D’autre part, la crise des migrants apparaît comme une étape déterminante de la construction des frontières extérieures de l’UE en tant que « frontières intelligentes » (Côté-Boucher, 2019). Originairement mentionnée dans l’accord frontalier canado-américain de 2001 pour désigner l’utilisation des technologies de l’information et de l’identification pour améliorer l’efficacité de la sécurité frontalière (Côté-Boucher, 2008), puis adoptée au sein de l’UE où lui est de plus en plus préféré le terme de « dataveillance » (Jeandesboz, 2016 ; Jeandesboz et al., 2013), cette notion rend compte de l’émergence d’infrastructures de contrôle frontalier basées sur une gouvernance des données.

Le renforcement de l’interopérabilité d’un grand nombre de systèmes d’informations et de bases de données biométriques démultiplie les possibilités de collecte et de croisement d’informations sur les individus en migration, optimisant la gestion des demandes d’asile et la lutte contre la fraude documentaire (Jeandesboz, 2016), et renforçant le contrôle aux frontières et la modélisation des schémas de migrations (Jeandesboz et al., 2013).

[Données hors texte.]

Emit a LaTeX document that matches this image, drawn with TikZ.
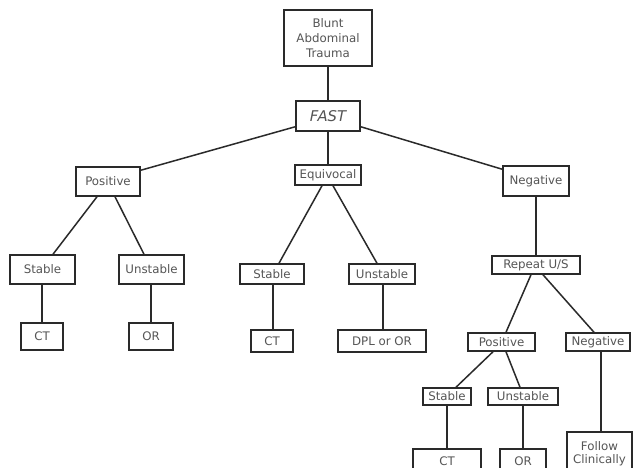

Cette architecture informationnelle intégrée est désormais partie intégrante, avec les hotspots, d’une stratégie européenne d’« externalisation » du contrôle frontalier qui, malgré les controverses et des résultats ambigus, ne cesse d’être étendue[24].

En tant que dispositifs d’enregistrement et de traitement des arrivées, les hotspots comptent désormais parmi les lieux stratégiques de l’utilisation des nouvelles technologies à des fins de contrôle frontalier. Centres d’expérimentation et d’innovation technologique, utilisant des dispositifs avancés tels que la collecte d’empreintes digitales et la reconnaissance faciale pour l’identification des migrants, les hotspots jouent un rôle clé dans la constitution de bases de données intégrées au niveau européen (Jeandesboz et Pallister-Wilkins, 2016) ; contribuant ainsi à nourrir l’« agencification » de la gouvernance européenne du contrôle des flux migratoires, et de la sécurité aux frontières.